Heng Vong Buncchat joined the Liberal Democratic Party  of Sak Sutsakhan, an offshoot of Son Sann's Khmer People's National Liberation Front, and he directed their campaign during the general election of 1992-1993. After their defeat, Buncchat rallied the Cambodian People's Party and became depute minister of Higher Education.

In 1992, as poaching and tree-logging went wild in post-War Cambodia, Buncchat was jointly appointed by Hun Sen and Rannaridh in 1994 on the national permanent commission for coordinating privatization and the promotion of rubber plantations. Buncchat believed a forestry law would set up a tracking system to monitor logging, impose stiff penalties on offenders and create a fund to replant deforested areas, however, deforestation continued at a rapid rate during that time in Cambodia.

Along with Minister of Justice Chem Snguon, Bunchhat was one the main experts who drafted the Constitution of the Kingdom of Cambodia between June and August 1993, and functioned as the legal draftsman in drafting the laws and regulations for the Government of Cambodia, as Secretary of State for Justice and personal legal advisor to Hun Sen. However, he suddenly resigned from his office in February 1993 after joining the royalist party FUNCINPEC in December 1993.

He then returned to the Cambodian Bar as a solicitor and swore his new oath on October 16, 1995. That same year, he was involved in judicial proceedings against British national Gavin Scott, among rampant cases of pedophaelia in post-War Cambodia.
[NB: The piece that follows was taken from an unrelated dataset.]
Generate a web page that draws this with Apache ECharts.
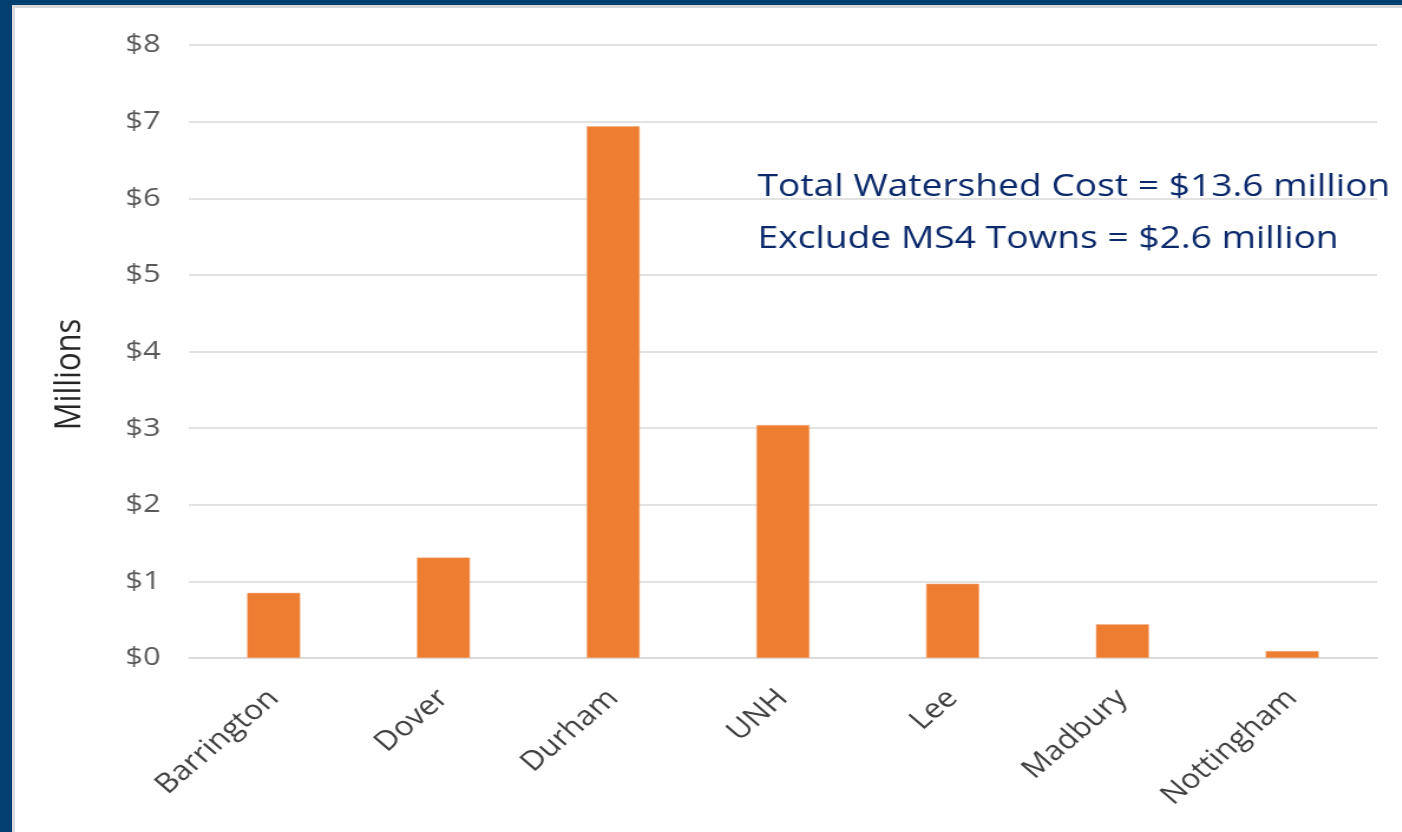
<!DOCTYPE html>
<html>
<head>
<meta charset="utf-8">
<script src="https://cdn.jsdelivr.net/npm/echarts@6/dist/echarts.min.js"></script>
<style>
  html, body { margin: 0; padding: 0; width: 1402px; height: 832px; overflow: hidden; background: #033f70; }
  #panel { position: absolute; left: 12px; top: 5px; right: 0; bottom: 0; background: #ffffff; border-left: 3px solid #d9d9d9; border-top: 3px solid #d9d9d9; }
  /* the slide graphic is widened horizontally, so the chart is drawn narrower and stretched */
  #chart { position: absolute; left: 0; top: 0; width: 1188px; height: 832px; transform-origin: 0 0; transform: scaleX(1.18); }
</style>
</head>
<body>
<div id="panel"></div>
<div id="chart"></div>
<script>
// Stormwater cost by municipality, in millions of dollars
const towns = ['Barrington', 'Dover', 'Durham', 'UNH', 'Lee', 'Madbury', 'Nottingham'];
const costMillions = [0.85, 1.31, 6.94, 3.04, 0.97, 0.44, 0.09];
const yTicks = [0, 1, 2, 3, 4, 5, 6, 7, 8];
const noteLines = ['Total Watershed Cost = $13.6 million', 'Exclude MS4 Towns = $2.6 million'];

const chart = echarts.init(document.getElementById('chart'), null, { renderer: 'canvas' });
const labelFont = '"Open Sans", "Liberation Sans", sans-serif';

chart.setOption({
  backgroundColor: 'transparent',
  animation: false,
  grid: { left: 160, right: 21, top: 45, bottom: 174, containLabel: false },
  xAxis: {
    type: 'category',
    data: towns,
    axisLine: { show: true, lineStyle: { color: '#d9d9d9', width: 1.5 } },
    axisTick: { show: false },
    axisLabel: { rotate: 45, margin: 36, fontSize: 27, color: '#404040', fontFamily: labelFont, interval: 0 }
  },
  yAxis: {
    type: 'value',
    min: yTicks[0],
    max: yTicks[yTicks.length - 1],
    interval: 1,
    name: 'Millions',
    nameLocation: 'middle',
    nameGap: 85,
    nameRotate: 90,
    nameTextStyle: { fontSize: 31, color: '#262626', fontFamily: labelFont, padding: [0, 46, 0, 0] },
    axisLine: { show: false },
    axisTick: { show: false },
    splitLine: { lineStyle: { color: '#d9d9d9', width: 1.5 } },
    axisLabel: { margin: 24, fontSize: 26, color: '#595959', fontFamily: labelFont, formatter: v => '$' + v }
  },
  series: [{
    type: 'bar',
    data: costMillions,
    barWidth: 45,
    itemStyle: { color: '#ed7d31', borderColor: '#f4b183', borderWidth: 0.5 }
  }],
  graphic: [{
    type: 'text',
    left: 642,
    top: 161,
    style: {
      text: noteLines.join('\n'),
      font: '31.5px "Open Sans", "Liberation Sans", sans-serif',
      lineHeight: 52,
      fill: '#0c2a6b'
    }
  }]
});
</script>
</body>
</html>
Following the political crisis in 1997, Heng Vong Bunnchat in hope of restoring the rule of law published a document entitled Legal frame of the Election of Members of the National Assembly in 1998 including international and constitutional provisions related to elections, the December 26, 1997 law on election of members to the National Assembly, the November 18, 1997 political parties law, and the April 8, 1998 law on the organization and functioning of the Constitutional Council, as well as a number of related historical and doctrinal references.

After in May 1996 receiving a grand from the Asian Development Bank for the revision of land legislation, Heng Vong Bunchhat penned the reform of land law in Cambodia in 1999 after intense negotiations, as he was himself embroiled in a land dispute with the Minister of Justice, Uk Vithun. In November 1999, as head of the Legal Reform Unit, Buncchat launched a monthly bulletin containing a transcript of all laws, decrees, sub-decrees and regulations approved during the past month, a move which was welcomed by human rights advocacy group who had been calling for more transparency and accessibility in the legal field:

Access to the knowledge of the texts on the rules and regulations in force is, in every country, the essential condition for the rule of law and the security of the juridical relationship.
— Heng Vong Buncchat

Heng Vong Bunchhat drafted the law on the Khmer Rouge Tribunal in collaboration with the United Nations . He was careful to protect the sovereignty of Cambodia and its constitution in the process: albeit recognizing the need for international judges, Buncchat insisted that the Court should be an extraordinary Chamber of the Supreme Court of Cambodia. After a breakdown in talks with the United Nations was due to a "misunderstanding", Buncchat urged the United Nations officials to return to the negotiating table, and was eventually successful.

In May 2009, amid accusations of corruptions against the Ministry of Justice that academy students had to pay bribes of between $20,000 and $150,000 to have seats in the judicial system after they graduate, Heng Vong Bunchhat denied the allegations.

Through a Royal Decree dated September 22,2018 signed by acting Head of State Say Chhum, Heng Vong Bunchhat was appointed as adviser to the government with the highest rank equivalent to the Deputy Prime Minister along with Nadi Tan and Ek Sam Ol.